__SOURCE MATERIAL__

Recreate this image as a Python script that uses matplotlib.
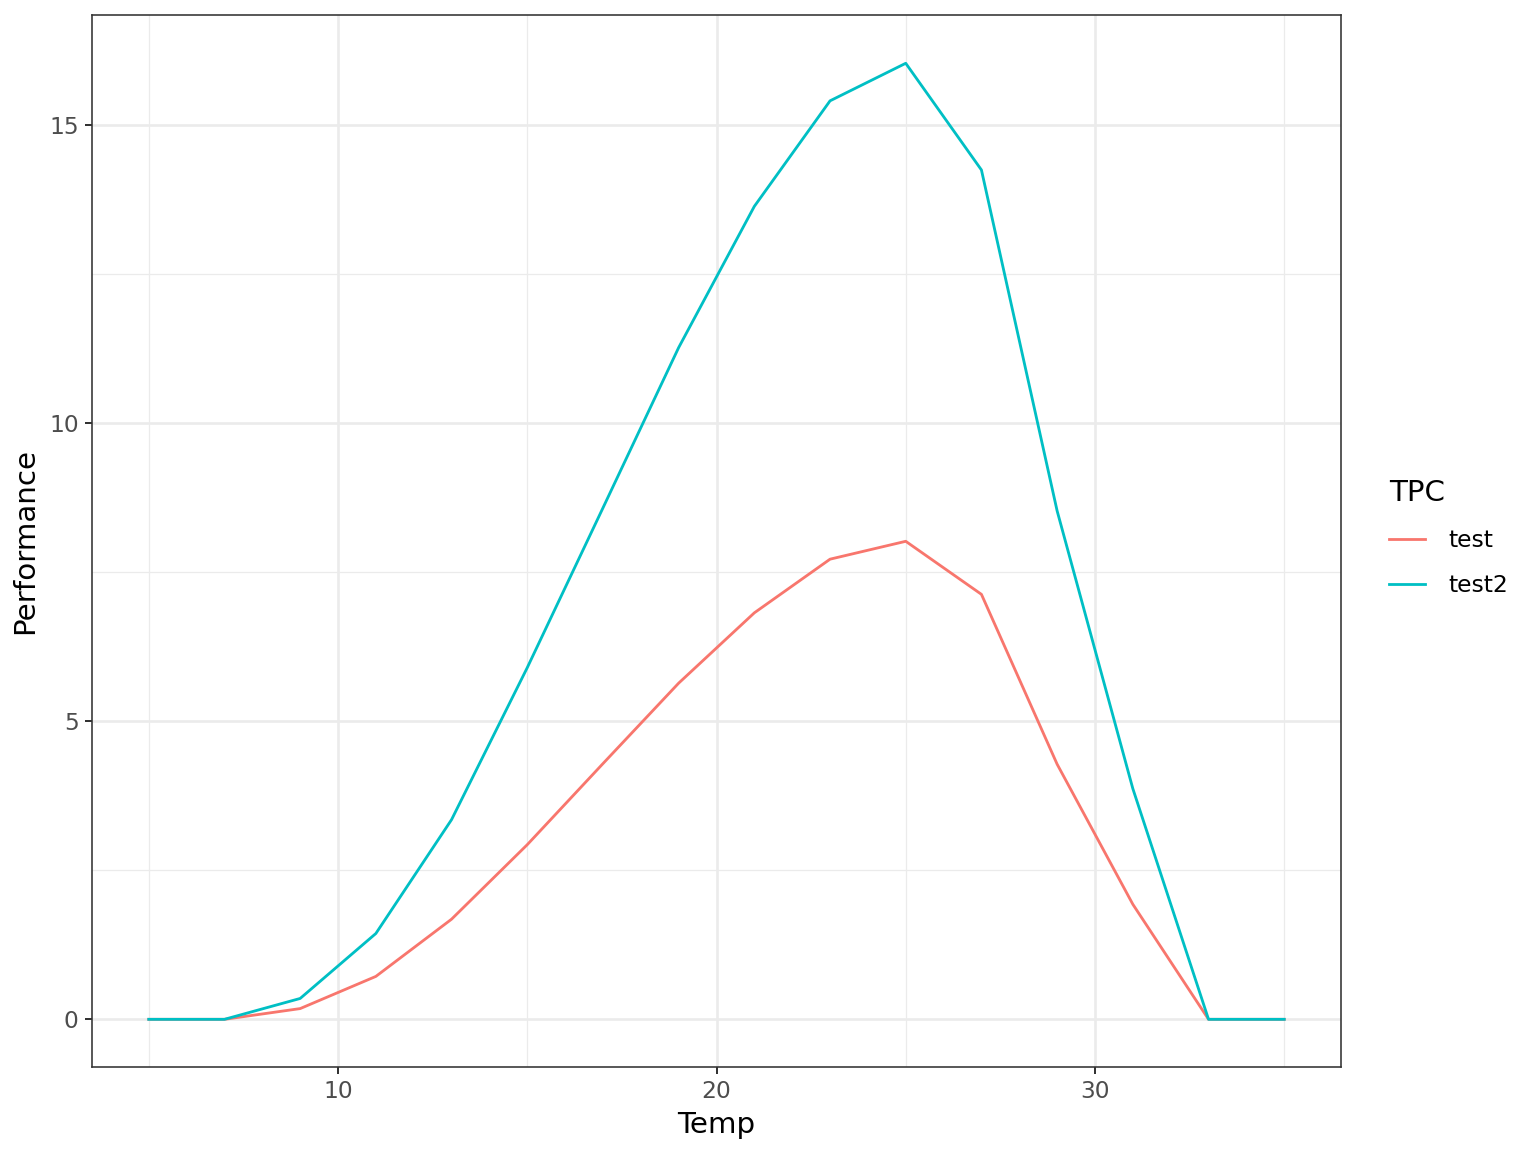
import matplotlib
matplotlib.use("Agg")
import matplotlib.pyplot as plt
from matplotlib.ticker import FixedLocator

temp = [5, 7, 9, 11, 13, 15, 17, 19, 21, 23, 25, 27, 29, 31, 33, 35]
perf_test = [0, 0, 0.18, 0.72, 1.68, 2.93, 4.29, 5.64, 6.82, 7.72, 8.02, 7.13, 4.28, 1.93, 0, 0]
perf_test2 = [0, 0, 0.35, 1.44, 3.35, 5.90, 8.58, 11.27, 13.64, 15.41, 16.04, 14.25, 8.53, 3.87, 0, 0]
series_names = ["test", "test2"]
colors = ["#F8766D", "#00BFC4"]
xticks = [10, 20, 30]
yticks = [0, 5, 10, 15]

plt.rcParams['font.family'] = ['DejaVu Sans']
fig = plt.figure(figsize=(1536/144, 1152/144), dpi=144)
ax = fig.add_axes([92/1536, 1 - 1067/1152, (1341-92)/1536, (1067-15)/1152])

for name, vals, c in zip(series_names, [perf_test, perf_test2], colors):
    ax.plot(temp, vals, color=c, lw=1.4, label=name, zorder=3)

ax.set_xlim(3.5, 36.5)
ax.set_ylim(-0.8, 16.85)
ax.xaxis.set_major_locator(FixedLocator(xticks))
ax.yaxis.set_major_locator(FixedLocator(yticks))
ax.xaxis.set_minor_locator(FixedLocator([5, 15, 25, 35]))
ax.yaxis.set_minor_locator(FixedLocator([2.5, 7.5, 12.5]))
ax.grid(which='major', color='#EBEBEB', lw=1.3, zorder=0)
ax.grid(which='minor', color='#EBEBEB', lw=0.65, zorder=0)
ax.set_axisbelow(True)
ax.tick_params(which='major', length=3.7, width=1.0, color='#333333', labelcolor='#4D4D4D', labelsize=11.7, pad=3)
ax.tick_params(which='minor', length=0)
for s in ax.spines.values():
    s.set_color('#333333')
    s.set_linewidth(0.8)

ax.set_xlabel("Temp", fontsize=14.7, color='black', labelpad=4)
ax.set_ylabel("Performance", fontsize=14.7, color='black', labelpad=5)

leg = ax.legend(title="TPC", loc='center left', bbox_to_anchor=(1.031, 0.503), frameon=False,
                fontsize=11.7, title_fontsize=14.7, handlelength=1.55, handletextpad=1.0, labelspacing=0.95,
                borderaxespad=0)
leg._legend_box.align = "left"
for line in leg.get_lines():
    line.set_linewidth(1.4)

fig.savefig("out.png", dpi=144, facecolor='white')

__GIVEN TASK__
Reproduce only the lines from the beginning of the data through the line that contains "ax.plot(temp, vals, color=c, lw=1.4, label=name, zorder=3)", both included, and please drop the pictures.

__EXERCISE ANSWER__
Recreate this image as a Python script that uses matplotlib.
import matplotlib
matplotlib.use("Agg")
import matplotlib.pyplot as plt
from matplotlib.ticker import FixedLocator

temp = [5, 7, 9, 11, 13, 15, 17, 19, 21, 23, 25, 27, 29, 31, 33, 35]
perf_test = [0, 0, 0.18, 0.72, 1.68, 2.93, 4.29, 5.64, 6.82, 7.72, 8.02, 7.13, 4.28, 1.93, 0, 0]
perf_test2 = [0, 0, 0.35, 1.44, 3.35, 5.90, 8.58, 11.27, 13.64, 15.41, 16.04, 14.25, 8.53, 3.87, 0, 0]
series_names = ["test", "test2"]
colors = ["#F8766D", "#00BFC4"]
xticks = [10, 20, 30]
yticks = [0, 5, 10, 15]

plt.rcParams['font.family'] = ['DejaVu Sans']
fig = plt.figure(figsize=(1536/144, 1152/144), dpi=144)
ax = fig.add_axes([92/1536, 1 - 1067/1152, (1341-92)/1536, (1067-15)/1152])

for name, vals, c in zip(series_names, [perf_test, perf_test2], colors):
    ax.plot(temp, vals, color=c, lw=1.4, label=name, zorder=3)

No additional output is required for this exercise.